To me it´s an interesting topic with lots of different reasons to be collectible. May it be milestones like technical or even economical firsts, aesthetics or whatever comes to your mind. Being the most accurate wristwatch today isn´t true. Being the most challenging complication to produce isn´t true as well. Personally, I am not fascinated by the complication in general, but in some cases I could easily fall for one. One of my personal favorites is the Greubel Forsey Tourbillon 24 Seconds Contemporain.
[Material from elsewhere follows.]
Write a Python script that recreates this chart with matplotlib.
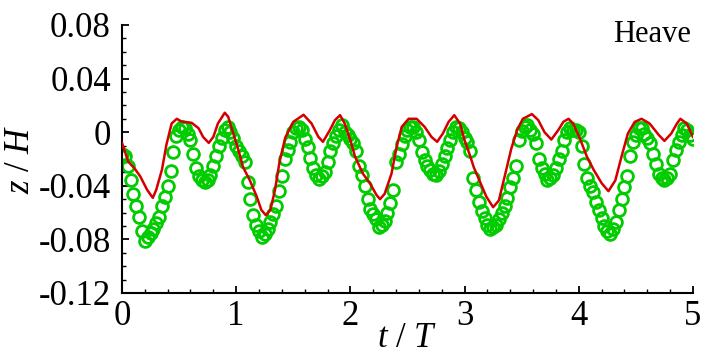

Not because of technical firsts, but because of its design approach – pure space and depth. It´s not the most talked about GF, but it made an (deep) impression to last in my case. Before I saw this watch back in 2012, I always favoured “hidden” tourbillons at the back, especially when perfectly integrated and executed like in the case of a Patek Philippe Ref. 5101P (caliber 28-20/222) – pure understatement for the connoisseur at the peak of haute horlogerie. (Images © Christies)
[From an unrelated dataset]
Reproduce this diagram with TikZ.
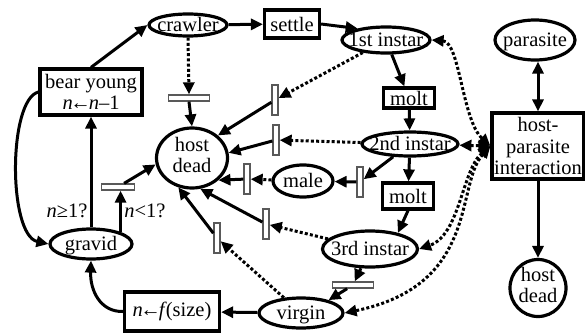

Tourbillon – is it high on my personal list of ´must-have` complications? No! Industrialized ones are of none interest in my book and sophisticated ones < for the sake of beauty > I can´t afford – at least not for now.
In summary, for both of us the tourbillon is both an object of deep appreciation and confusion at the same time. Whatever your take, we would welcome if the watch industry would focus on the artisanal value of the tourbillon and at the same time be more daring, serious and creative when trying to create convincing contemporary watches and by this feel a lot less induced to use the tourbillon as a stopgap solution.
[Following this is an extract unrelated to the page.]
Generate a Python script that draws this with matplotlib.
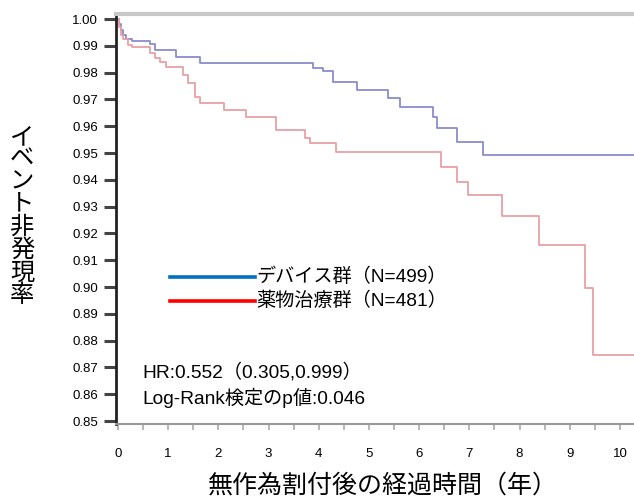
import matplotlib
matplotlib.use('Agg')
import matplotlib.pyplot as plt
import numpy as np

# Kaplan-Meier style step data
device_t = [0, 0.02, 0.05, 0.09, 0.15, 0.28, 0.64, 0.74, 1.16, 1.63, 3.88, 4.08, 4.28,
            4.76, 5.38, 5.62, 6.27, 6.35, 6.75, 7.27, 10.3]
device_s = [1.0, 0.998, 0.996, 0.994, 0.9925, 0.992, 0.9907, 0.9884, 0.9858, 0.9836,
            0.9817, 0.9806, 0.9765, 0.9735, 0.9705, 0.9672, 0.9634, 0.9593, 0.9541,
            0.9493, 0.9493]

drug_t = [0, 0.02, 0.06, 0.1, 0.2, 0.28, 0.64, 0.74, 0.84, 0.96, 1.29, 1.39, 1.53, 1.63,
          2.11, 2.55, 3.15, 3.73, 3.82, 4.34, 6.43, 6.75, 6.97, 7.65, 8.39, 9.30, 9.46, 10.3]
drug_s = [1.0, 0.997, 0.994, 0.9925, 0.9905, 0.9895, 0.9873, 0.9854, 0.984, 0.9821,
          0.9791, 0.9761, 0.9709, 0.9687, 0.966, 0.9634, 0.9586, 0.9556, 0.9537, 0.9504,
          0.9448, 0.9392, 0.9343, 0.9265, 0.9157, 0.8996, 0.8746, 0.8746]

x_ticks = list(range(0, 11))
y_ticks = [round(0.85 + 0.01 * i, 2) for i in range(16)]

legend_labels = ['デバイス群（N=499）', '薬物治療群（N=481）']
stats_lines = ['HR:0.552（0.305,0.999）', 'Log-Rank検定のp値:0.046']
xlabel = '無作為割付後の経過時間（年）'
ylabel = 'イベント非発現率'

fams = ['Liberation Sans', 'Noto Sans CJK JP', 'DejaVu Sans']
plt.rcParams['font.family'] = fams

fig = plt.figure(figsize=(6.34, 4.99), dpi=100)
ax = fig.add_axes([116 / 634, 1 - 424 / 499, 1 - 116 / 634, (424 - 14) / 499])

ax.step(device_t, device_s, where='post', color='#8a8ccc', lw=1.3)
ax.step(drug_t, drug_s, where='post', color='#e8a0a4', lw=1.3)

ax.set_xlim(-0.04, 10.28)
ax.set_ylim(0.8489, 1.0019)

ax.set_yticks(y_ticks)
ax.set_yticklabels(['%.2f' % v for v in y_ticks], fontsize=9.5)
ax.tick_params(axis='y', direction='out', length=9, width=2.2, color='#444444', pad=4)

ax.set_xticks(np.arange(0, 10.5, 0.5), minor=True)
ax.set_xticks(x_ticks)
ax.set_xticklabels([str(v) for v in x_ticks], fontsize=9.5)
ax.tick_params(axis='x', which='both', direction='out', length=4, width=1.2,
               color='#aaaaaa', pad=13)

ax.spines['left'].set_color('#222222')
ax.spines['left'].set_linewidth(2)
ax.spines['top'].set_color('#c8c8c8')
ax.spines['top'].set_linewidth(3)
ax.spines['bottom'].set_color('#999999')
ax.spines['bottom'].set_linewidth(1.5)
ax.spines['right'].set_visible(False)

# legend drawn by hand as in the original
fig.add_artist(plt.Line2D([170 / 634, 255 / 634], [1 - 277 / 499] * 2, color='#0070c0', lw=2.6))
fig.add_artist(plt.Line2D([170 / 634, 255 / 634], [1 - 301 / 499] * 2, color='#ff0000', lw=2.6))
fig.text(256 / 634, 1 - 277 / 499, legend_labels[0], fontsize=13.8, va='center', ha='left')
fig.text(256 / 634, 1 - 301 / 499, legend_labels[1], fontsize=13.8, va='center', ha='left')

fig.text(142 / 634, 1 - 372 / 499, stats_lines[0], fontsize=13.8, va='center', ha='left')
fig.text(142 / 634, 1 - 398 / 499, stats_lines[1], fontsize=13.8, va='center', ha='left')

fig.text(383 / 634, 1 - 486 / 499, xlabel, fontsize=18, va='center', ha='center')
fig.text(22 / 634, 1 - 217 / 499, '\n'.join(ylabel), fontsize=17.5, va='center', ha='center',
         linespacing=1.02)

fig.savefig('out.png', dpi=100)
Until then: happy 220th anniversary, tourbillon!
1) a ‘complication’ in the classical sense implies an additional indication, i.e., a date function is one, a tourbillon, being ‘just’ a different escapement arrangement, is not.
2) technically, it was on the “7th Messidor of the year IX” in the post-revolutionary Republican calendar of France at the time.
3) Breguet’s patent submission described a tourbillon that rotated once every minute. Yet the majority of the 35 tourbillons created during his lifetime rotated between once every four to six minutes (Breguet (2021)).
4) the most commonly used interpretation of the word is simply its translation from French: ‘whirlwind’. While this is an immediately intuitive notion, one has to note that in astronomic and scientific discourse at Breguet’s time ‘tourbillon’ also referred to either a planetary system and to its rotation on a single axis, or to the energy that causes the rotation of the planets around the sun.